United Fresh Produce Association president and CEO Tom Stenzel reiterated the produce industry’s support for strong commodity-specific food safety standards during testimony before the U.S. Senate this morning. This marks the 12th time United Fresh has testified before Congress on food safety since its board of directors adopted a series of policy principles for federal food safety oversight in January 2007.
Stenzel and Michael Roberson, director of corporate quality assurance for Publix Super Markets, were the only industry representatives invited to testify at the hearing, along with Food and Drug Administration Commissioner Dr. Margaret Hamburg, the North Carolina Department of Agriculture, and the Center for Science in the Public Interest. The hearing of the Senate Committee on Health, Education, Labor, and Pensions was the first to examine the FDA Food Safety Modernization Act (S. 510), introduced in March by Sen. Dick Durbin (D-IL).

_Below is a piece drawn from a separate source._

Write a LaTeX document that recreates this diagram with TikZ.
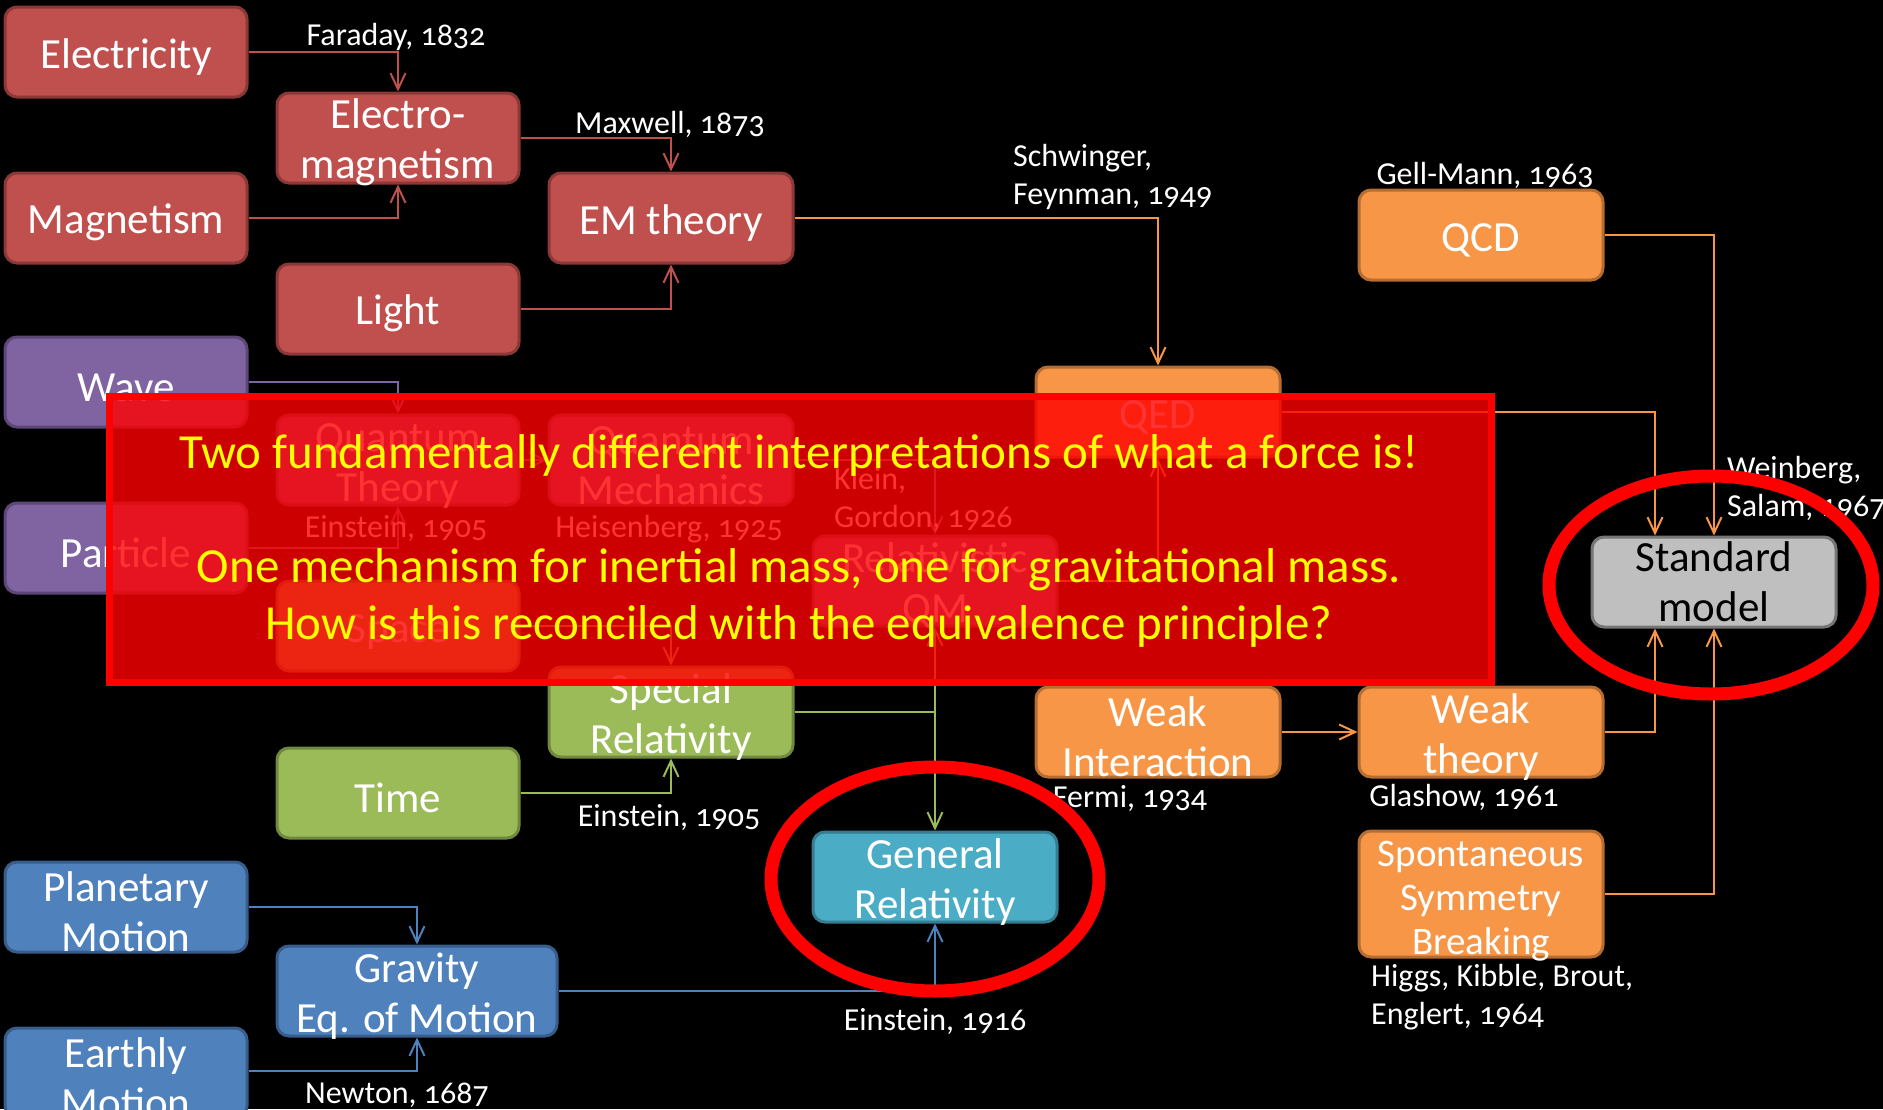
\documentclass[tikz,border=0pt]{standalone}
\usepackage{fontspec}
\setmainfont{Carlito}[Numbers=OldStyle]
\usetikzlibrary{arrows.meta}

\newcommand{\boxfont}{\fontsize{43}{50}\selectfont}
\newcommand{\ssbfont}{\fontsize{39}{44}\selectfont}
\newcommand{\notefont}{\fontsize{32}{38}\selectfont}
\newcommand{\alertfont}{\fontsize{49}{57}\selectfont}
\newcommand{\boxstrut}{\rule{0pt}{39pt}}

\tikzset{
  box/.style={rounded corners=12, minimum width=244, minimum height=90, inner xsep=0, inner ysep=-8, align=center, text=white, line width=3, font=\boxfont},
  redbox/.style={box, fill={rgb, 255:red, 192; green, 80; blue, 77}, draw={rgb, 255:red, 140; green, 56; blue, 54}},
  purplebox/.style={box, fill={rgb, 255:red, 128; green, 100; blue, 162}, draw={rgb, 255:red, 92; green, 71; blue, 118}},
  greenbox/.style={box, fill={rgb, 255:red, 155; green, 187; blue, 89}, draw={rgb, 255:red, 113; green, 137; blue, 63}},
  bluebox/.style={box, fill={rgb, 255:red, 79; green, 129; blue, 189}, draw={rgb, 255:red, 56; green, 93; blue, 138}},
  orangebox/.style={box, fill={rgb, 255:red, 247; green, 150; blue, 70}, draw={rgb, 255:red, 182; green, 109; blue, 49}},
  tealbox/.style={box, fill={rgb, 255:red, 75; green, 172; blue, 198}, draw={rgb, 255:red, 53; green, 125; blue, 145}},
  greybox/.style={box, fill={rgb, 255:red, 191; green, 191; blue, 191}, draw={rgb, 255:red, 118; green, 118; blue, 118}, text=black},
  link/.style={line width=2, -{Straight Barb[length=16, width=15]}},
  redlink/.style={link, draw={rgb, 255:red, 192; green, 80; blue, 77}},
  purplelink/.style={link, draw={rgb, 255:red, 128; green, 100; blue, 162}},
  greenlink/.style={link, draw={rgb, 255:red, 155; green, 187; blue, 89}},
  bluelink/.style={link, draw={rgb, 255:red, 79; green, 129; blue, 189}},
  orangelink/.style={link, draw={rgb, 255:red, 247; green, 150; blue, 70}},
  note/.style={text=white, font=\notefont, inner sep=0, align=left},
  ring/.style={draw={rgb, 255:red, 255; green, 0; blue, 0}, line width=13},
}

\begin{document}
\begin{tikzpicture}[x=1pt,y=1pt,yscale=-1,xscale=1]
\path[use as bounding box, fill=black] (0,0) rectangle (1883,1109);
\clip (0,0) rectangle (1883,1109);

% electromagnetism
\node[redbox, minimum width=242] (elec) at (126,52) {\boxstrut Electricity};
\node[redbox, minimum width=242] (mag) at (126,218) {\boxstrut Magnetism};
\node[redbox, minimum width=242] (emag) at (398,138) {\boxstrut Electro-\\magnetism};
\node[redbox, minimum width=242] (light) at (398,309) {\boxstrut Light};
\node[redbox] (emth) at (671,218) {\boxstrut EM theory};

% quantum
\node[purplebox, minimum width=242] (wave) at (126,382) {\boxstrut Wave};
\node[purplebox, minimum width=242] (part) at (126,548) {\boxstrut Particle};
\node[purplebox, minimum width=242] (qth) at (398,460) {\boxstrut Quantum\\Theory};
\node[purplebox] (qm) at (671,460) {\boxstrut Quantum\\Mechanics};
\node[purplebox] (rqm) at (935,581) {\boxstrut Relativistic\\QM};

% relativity
\node[greenbox, minimum width=242] (space) at (398,626) {\boxstrut Space};
\node[greenbox, minimum width=242] (time) at (398,793) {\boxstrut Time};
\node[greenbox] (sr) at (671,712) {\boxstrut Special\\Relativity};
\node[tealbox] (gr) at (935,877) {\boxstrut General\\Relativity};

% gravity
\node[bluebox, minimum width=242] (plan) at (126,907) {\boxstrut Planetary\\Motion};
\node[bluebox, minimum width=242] (earth) at (126,1073) {\boxstrut Earthly\\Motion};
\node[bluebox, minimum width=280] (grav) at (417,991) {\boxstrut Gravity\\Eq. of Motion};

% particle physics
\node[orangebox] (qed) at (1158,412) {\boxstrut QED};
\node[orangebox] (qcd) at (1481,235) {\boxstrut QCD};
\node[orangebox] (weak) at (1158,732) {\boxstrut Weak\\Interaction};
\node[orangebox] (wth) at (1481,732) {\boxstrut Weak\\theory};
\node[orangebox, minimum height=126, font=\ssbfont] (ssb) at (1481,894) {\boxstrut Spontaneous\\Symmetry\\Breaking};
\node[greybox] (sm) at (1714,582) {Standard\\model};

% connectors
\draw[redlink] (elec.east) -| (emag.north);
\draw[redlink] (mag.east) -| (emag.south);
\draw[redlink] (emag.east) -| (emth.north);
\draw[redlink] (light.east) -| (emth.south);
\draw[orangelink] (emth.east) -| (qed.north);
\draw[purplelink] (wave.east) -| (qth.north);
\draw[purplelink] (part.east) -| (qth.south);
\draw[purplelink] (qth.east) -- (qm.west);
\draw[purplelink] (qm.east) -| (rqm.north);
\draw[orangelink] (rqm.east) -| (qed.south);
\draw[greenlink] (space.east) -| (sr.north);
\draw[greenlink] (time.east) -| (sr.south);
\draw[greenlink] (sr.east) -| (rqm.south);
\draw[greenlink] (sr.east) -| (gr.north);
\draw[bluelink] (plan.east) -| (grav.north);
\draw[bluelink] (earth.east |- 0,1071) -| (grav.south);
\draw[bluelink] (grav.east) -| (gr.south);
\draw[orangelink] (qed.east) -| ([xshift=-59]sm.north);
\draw[orangelink] (qcd.east) -| (sm.north);
\draw[orangelink] (weak.east) -- (wth.west);
\draw[orangelink] (wth.east) -| ([xshift=-59]sm.south);
\draw[orangelink] (ssb.east) -| (sm.south);

% who and when
\node[note] (faraday) at (396,37) {Faraday, 1832};
\node[note] (maxwell) at (670,124) {Maxwell, 1873};
\node[note, anchor=west] (qednote) at (1013,177) {Schwinger,\\Feynman, 1949};
\node[note] (gellmann) at (1485,175) {Gell-Mann, 1963};
\node[note] (einsteinqt) at (396,529) {Einstein, 1905};
\node[note] (heisenberg) at (669,529) {Heisenberg, 1925};
\node[note, anchor=west] (kleingordon) at (834,499) {Klein,\\Gordon, 1926};
\node[note, anchor=west] (smnote) at (1727,488) {Weinberg,\\Salam, 1967};
\node[note] (einsteinsr) at (669,818) {Einstein, 1905};
\node[note] (fermi) at (1130,799) {Fermi, 1934};
\node[note] (glashow) at (1464,797) {Glashow, 1961};
\node[note, anchor=west] (higgs) at (1371,997) {Higgs, Kibble, Brout,\\Englert, 1964};
\node[note] (einsteingr) at (935,1022) {Einstein, 1916};
\node[note] (newton) at (397,1095) {Newton, 1687};

% the question laid over the middle
\draw[draw={rgb, 255:red, 255; green, 0; blue, 0}, line width=7, fill={rgb, 255:red, 255; green, 0; blue, 0}, fill opacity=0.8] (109,396) rectangle (1491,682);
\node[text={rgb, 255:red, 255; green, 255; blue, 0}, font=\alertfont, align=center, inner sep=0] (question) at (799,541)
  {Two fundamentally different interpretations of what a force is!\\[57pt]
   One mechanism for inertial mass, one for gravitational mass.\\
   How is this reconciled with the equivalence principle?};

% rings
\draw[ring] (935,879) ellipse [x radius=164, y radius=112];
\draw[ring] (1711,585) ellipse [x radius=162, y radius=109];
\end{tikzpicture}
\end{document}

“The produce industry welcomes the opportunity to provide input on this extremely important legislation,” Stenzel said. “We will continue to push for standards that are commodity-specific and science-based, consistent and applicable regardless of where grown, and provided with sufficient federal oversight to ensure effectiveness and credibility.”
Following the July passage of the Food Safety Enhancement Act of 2009 in the House (HR. 2749), the Senate is now considering its own legislation on food safety, which will eventually be blended with the House bill.
Stenzel also called on the Senate committee to reject calls to “water down” the food safety requirements in the bill as a way to satisfy some who say that small farms, organic farms, or others shouldn’t have to comply.
“Mr. Chairman, I have a number of small farms and organic farms in our membership, and all are committed to following the same food safety rules that FDA sets for anyone else,” he said. “Size does not determine the importance of food safety—every consumer’s health is just as important, whether purchasing vegetables at a farmers market or a grocery store. Our industry has learned the painful lesson that we are only as strong as our weakest link. If Congress truly wants to build public confidence in our food safety system, all fruits and vegetables must comply with basic safety rules no matter where or how grown.”